Describe how and why the Company plans to use the personal data. The description must include “the nature, scope, context and purposes of the processing”.

The nature of the processing

This is what was planned to do with the personal data. This must include:

  • how you collect the data;

  • how you store the data;

  • how you use the data;

  • who has access to the data;

  • who you share the data with;

  • whether you use any processors;

  • retention periods;

  • security measures;

  • whether you are using any new technologies;

  • whether you are using any novel types of processing;

  • which screening criteria you flagged as likely high risk.

The scope of the processing

This is what the processing covers.
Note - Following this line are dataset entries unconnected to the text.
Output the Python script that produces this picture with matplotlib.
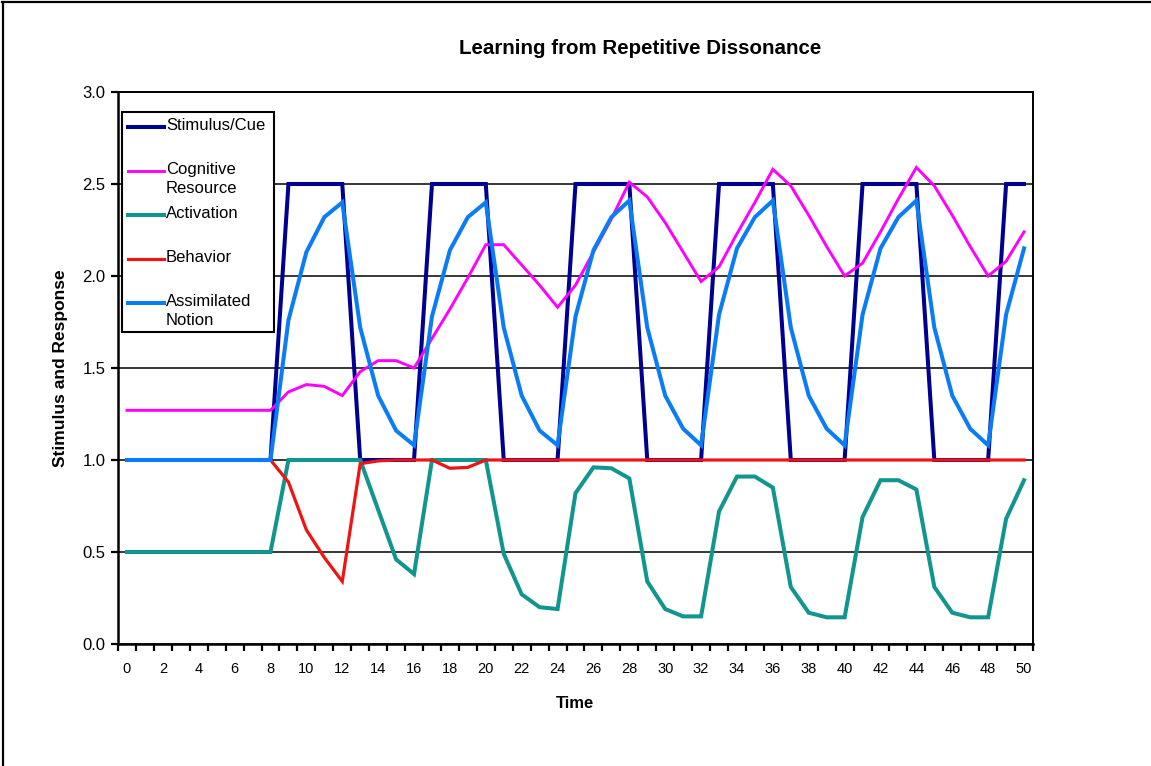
import matplotlib
matplotlib.use("Agg")
import matplotlib.pyplot as plt
from matplotlib.lines import Line2D
from matplotlib.patches import Rectangle
from matplotlib.ticker import FormatStrFormatter, MultipleLocator

plt.rcParams['font.family'] = ['Liberation Sans', 'DejaVu Sans']

time = list(range(51))

stimulus = [1.0] * 9 + [2.5, 2.5, 2.5, 2.5, 1.0, 1.0, 1.0, 1.0,
                        2.5, 2.5, 2.5, 2.5, 1.0, 1.0, 1.0, 1.0,
                        2.5, 2.5, 2.5, 2.5, 1.0, 1.0, 1.0, 1.0,
                        2.5, 2.5, 2.5, 2.5, 1.0, 1.0, 1.0, 1.0,
                        2.5, 2.5, 2.5, 2.5, 1.0, 1.0, 1.0, 1.0,
                        2.5, 2.5]

cognitive = [1.27] * 9 + [1.37, 1.41, 1.40, 1.35, 1.48, 1.54, 1.54, 1.50,
                          1.66, 1.82, 1.99, 2.17, 2.17, 2.06, 1.95, 1.83,
                          1.95, 2.13, 2.31, 2.51, 2.43, 2.29, 2.13, 1.97,
                          2.05, 2.23, 2.40, 2.58, 2.49, 2.33, 2.16, 2.00,
                          2.07, 2.24, 2.42, 2.59, 2.49, 2.33, 2.16, 2.00,
                          2.08, 2.24]

activation = [0.5] * 9 + [1.0, 1.0, 1.0, 1.0, 1.0, 0.73, 0.46, 0.38,
                          1.0, 1.0, 1.0, 1.0, 0.49, 0.27, 0.20, 0.19,
                          0.82, 0.96, 0.955, 0.90, 0.34, 0.19, 0.15, 0.15,
                          0.72, 0.91, 0.91, 0.85, 0.31, 0.17, 0.145, 0.145,
                          0.69, 0.89, 0.89, 0.84, 0.31, 0.17, 0.145, 0.145,
                          0.68, 0.89]

behavior = [1.0] * 9 + [0.88, 0.62, 0.47, 0.34, 0.98, 0.995, 1.0, 1.0,
                        1.0, 0.955, 0.96, 1.0] + [1.0] * 30

assimilated = [1.0] * 9 + [1.76, 2.13, 2.32, 2.40, 1.72, 1.35, 1.16, 1.08,
                           1.78, 2.14, 2.32, 2.40, 1.72, 1.35, 1.16, 1.08,
                           1.78, 2.14, 2.32, 2.41, 1.72, 1.35, 1.17, 1.08,
                           1.79, 2.15, 2.32, 2.41, 1.72, 1.35, 1.17, 1.08,
                           1.79, 2.15, 2.32, 2.41, 1.72, 1.35, 1.17, 1.08,
                           1.79, 2.15]

series = [
    ("Stimulus/Cue", stimulus, "#000090", 2.9),
    ("Cognitive\nResource", cognitive, "#FF00FF", 2.1),
    ("Activation", activation, "#10968F", 2.9),
    ("Behavior", behavior, "#EE1414", 2.3),
    ("Assimilated\nNotion", assimilated, "#0A7CF5", 2.9),
]

W, H = 1151, 766
fig = plt.figure(figsize=(W / 100, H / 100), dpi=100)
ax = fig.add_axes([118 / W, 1 - 644 / H, (1033 - 118) / W, (644 - 92) / H])

for label, vals, color, lw in series:
    ax.plot(time, vals, color=color, lw=lw, solid_joinstyle='miter', zorder=3)

ax.set_xlim(-0.5, 50.5)
ax.set_ylim(0, 3)
ax.yaxis.set_major_locator(MultipleLocator(0.5))
ax.yaxis.set_major_formatter(FormatStrFormatter('%.1f'))
ax.set_xticks(range(0, 51, 2))
ax.set_xticks([i - 0.5 for i in range(52)], minor=True)
ax.tick_params(axis='x', which='major', length=0, pad=13, labelsize=10.5)
ax.tick_params(axis='x', which='minor', length=5, width=1.6, direction='out')
ax.tick_params(axis='y', which='major', length=5, width=1.6, pad=4, labelsize=12)
ax.grid(axis='y', color='black', lw=1.1, zorder=1)
ax.set_axisbelow(True)
for s in ax.spines.values():
    s.set_linewidth(1.4)
ax.spines['left'].set_linewidth(1.8)
ax.spines['bottom'].set_linewidth(1.8)

ax.set_xlabel("Time", fontsize=12, fontweight='bold', labelpad=14)
ax.set_ylabel("Stimulus and Response", fontsize=12.5, fontweight='bold', labelpad=10)
fig.text(640 / W, 1 - 48 / H, "Learning from Repetitive Dissonance",
         fontsize=14.8, fontweight='bold', ha='center', va='center')

# legend drawn as Excel lays it out: equal slots, text top aligned
def fx(px):
    return px / W

def fy(py):
    return 1 - py / H

fig.add_artist(Rectangle((fx(122), fy(332)), fx(274) - fx(122), fy(112) - fy(332),
                         transform=fig.transFigure, facecolor='white',
                         edgecolor='black', lw=1.5, zorder=5))
for i, (label, vals, color, lw) in enumerate(series):
    top = 112 + 44 * i
    fig.add_artist(Line2D([fx(128), fx(164)], [fy(top + 15), fy(top + 15)],
                          transform=fig.transFigure, color=color, lw=lw, zorder=6))
    fig.text(fx(166), fy(top + 6), label, fontsize=12, ha='left', va='top',
             linespacing=1.3, zorder=7)

# chart border (top and left edges only)
fig.add_artist(Line2D([fx(2), fx(1151)], [fy(2), fy(2)], transform=fig.transFigure,
                      color='black', lw=1.6))
fig.add_artist(Line2D([fx(3), fx(3)], [fy(2), fy(766)], transform=fig.transFigure,
                      color='black', lw=1.6))

fig.savefig("out.png", dpi=100)
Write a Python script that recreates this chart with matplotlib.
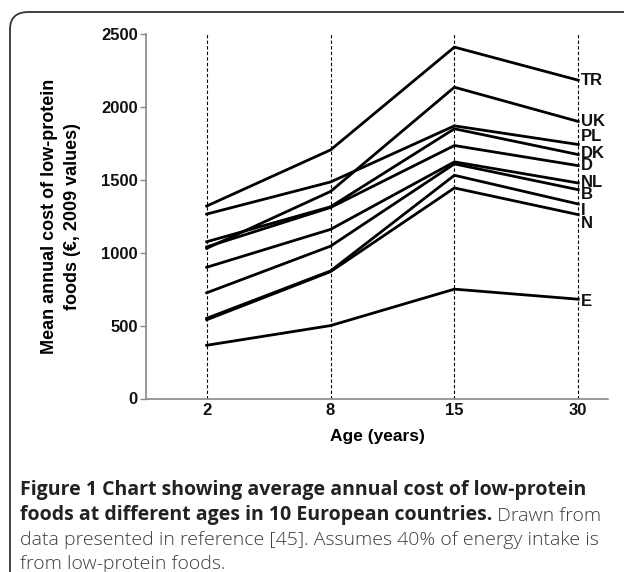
import matplotlib
matplotlib.use("Agg")
import matplotlib.pyplot as plt
from matplotlib.patches import FancyBboxPatch

# ages (x categories) and cost per country (EUR, 2009 values)
ages = ["2", "8", "15", "30"]
countries = ["TR", "UK", "PL", "DK", "D", "NL", "B", "I", "N", "E"]
TR = [1320, 1705, 2410, 2183]
UK = [1030, 1420, 2135, 1900]
PL = [1265, 1485, 1870, 1742]
DK = [1075, 1315, 1850, 1673]
D = [1040, 1310, 1735, 1597]
NL = [900, 1160, 1623, 1478]
B = [725, 1045, 1609, 1432]
I = [550, 875, 1531, 1334]
N = [540, 870, 1444, 1261]
E = [365, 500, 750, 681]
series = [TR, UK, PL, DK, D, NL, B, I, N, E]

# vertical nudge of end labels (pixels) so they don't overlap
label_nudge = [0, 0, 8, 1, 0, 1, -5, -6, -9, -2]

W, H = 624, 572
fig = plt.figure(figsize=(W / 100, H / 100), dpi=100)

# rounded frame around the figure (right/bottom run off the image)
frame = FancyBboxPatch((10 / W, 1 - 652 / H), 700 / W, 640 / H,
                       boxstyle="round,pad=0,rounding_size=0.03",
                       transform=fig.transFigure, fill=False,
                       edgecolor="#333333", linewidth=1.3)
fig.add_artist(frame)

ax = fig.add_axes([146 / W, 1 - 398.5 / H, (608 - 146) / W, (398.5 - 34) / H])

bold = dict(family="Liberation Sans", weight="bold")

x = list(range(len(ages)))
for xi in x:
    ax.axvline(xi, color="black", lw=0.8, ls=(0, (3, 2)), zorder=1)

for name, vals, nudge in zip(countries, series, label_nudge):
    ax.plot(x, vals, color="black", lw=2.0, solid_joinstyle="miter", zorder=3)
    ax.annotate(name, xy=(x[-1], vals[-1]), xytext=(2, nudge * 0.72),
                textcoords="offset points", ha="left", va="center",
                fontsize=12, color="#111111", **bold)

ax.set_xlim(-0.49, 3.24)
ax.set_ylim(0, 2500)
ax.set_xticks(x)
ax.set_xticklabels(ages, fontsize=12, color="#111111", **bold)
ax.set_yticks([0, 500, 1000, 1500, 2000, 2500])
ax.set_yticklabels(["0", "500", "1000", "1500", "2000", "2500"],
                   fontsize=12, color="#111111", **bold)
ax.tick_params(axis="x", length=0, pad=3)
ax.tick_params(axis="y", length=4, width=1, color="#888888", pad=2)

for s in ["top", "right"]:
    ax.spines[s].set_visible(False)
for s in ["left", "bottom"]:
    ax.spines[s].set_color("#888888")
    ax.spines[s].set_linewidth(1.2)

ax.set_xlabel("Age (years)", fontsize=12.5, labelpad=8, **bold)
ax.set_ylabel("Mean annual cost of low-protein\nfoods (\u20ac, 2009 values)",
              fontsize=13, labelpad=14, linespacing=1.5, **bold)

# caption
cap = dict(family="Open Sans", fontsize=14)
x0 = 20 / W
fig.text(x0, 1 - 495 / H,
         "Figure 1 Chart showing average annual cost of low-protein",
         weight="bold", color="#222222", va="baseline", **cap)
t2 = fig.text(x0, 1 - 520 / H,
              "foods at different ages in 10 European countries.",
              weight="bold", color="#222222", va="baseline", **cap)
ax.annotate(" Drawn from", xy=(1, 0), xycoords=t2, va="bottom", ha="left",
            color="#3c3c3c", weight="light", annotation_clip=False, **cap)
fig.text(x0, 1 - 545 / H,
         "data presented in reference [45]. Assumes 40% of energy intake is",
         color="#3c3c3c", weight="light", va="baseline", **cap)
fig.text(x0, 1 - 569 / H, "from low-protein foods.",
         color="#3c3c3c", weight="light", va="baseline", **cap)

fig.savefig("out.png", dpi=100)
This must include:

  • the nature of the personal data;

  • the volume and variety of the personal data;

  • the sensitivity of the personal data;

  • the extent and frequency of the processing;

  • the duration of the processing;

  • the number of data subjects involved;

  • the geographical area covered.

The context of the processing

This is the wider picture, including internal and external factors which might affect expectations or impact.

This might include, for example:

  • the source of the data;

  • the nature of your relationship with the individuals;

  • the extent to which individuals have control over their data;

  • the extent to which individuals are likely to expect the processing;

  • whether they include children or other vulnerable people;

  • any previous experience of this type of processing;

  • any relevant advances in technology or security;

  • any current issues of public concern;

  • whether you have considered and complied with relevant codes of practice.

The purpose of the processing

This is the reason why it is needed want to process the personal data. This must include:

  • the Company‘s legitimate interests, where relevant;

  • the intended outcome for individuals;

Step 4: Identify and Assess Risks

Identify the potential risks that may arise.  Consider the potential impact on individuals and any harm or damage that might be caused by your processing – whether physical, emotional or material. In particular look at whether the processing could possibly contribute to:

  • inability to exercise rights (including but not limited to privacy rights);

  • inability to access services or opportunities;

  • loss of control over the use of personal data;

  • discrimination;

  • identity theft or fraud;

  • financial loss;

  • reputational damage;

  • physical harm;

  • loss of confidentiality;

  • re-identification of pseudonymised data;

  • any other significant economic or social disadvantage.

Step 6: Identify Controls and Actions

Against each risk identified, the options should then be considered for reducing that risk. Identify the current controls (how you currently manage the risk) and what further actions you will take to reduce the impact/likelihood and mitigate the risk.  For example, some actions and controls that could be implemented are:

  • deciding not to collect certain types of data;

  • reducing the scope of the processing;

  • reducing retention periods;

  • taking additional technological security measures;

  • training staff to ensure risks are anticipated and managed;

  • anonymising or pseudonymising data where possible;

  • writing internal guidance or processes to avoid risks;

  • adding a human element to review automated decisions;

  • using a different technology;

  • putting clear data sharing agreements into place;

  • making changes to privacy notices;

  • offering individuals the chance to opt out where appropriate;

  • implementing new systems to help individuals to exercise their rights.

This is not an exhaustive list, and you may be able to devise other ways to help reduce or avoid the risks.

Step 7: Document Results

You should then record:

  • what additional measures you plan to take;

  • whether each risk has been eliminated, reduced, or accepted;

  • the overall level of ‘residual risk’ after taking additional measures;

  • whether the Supervisory Authority needs to be consulted.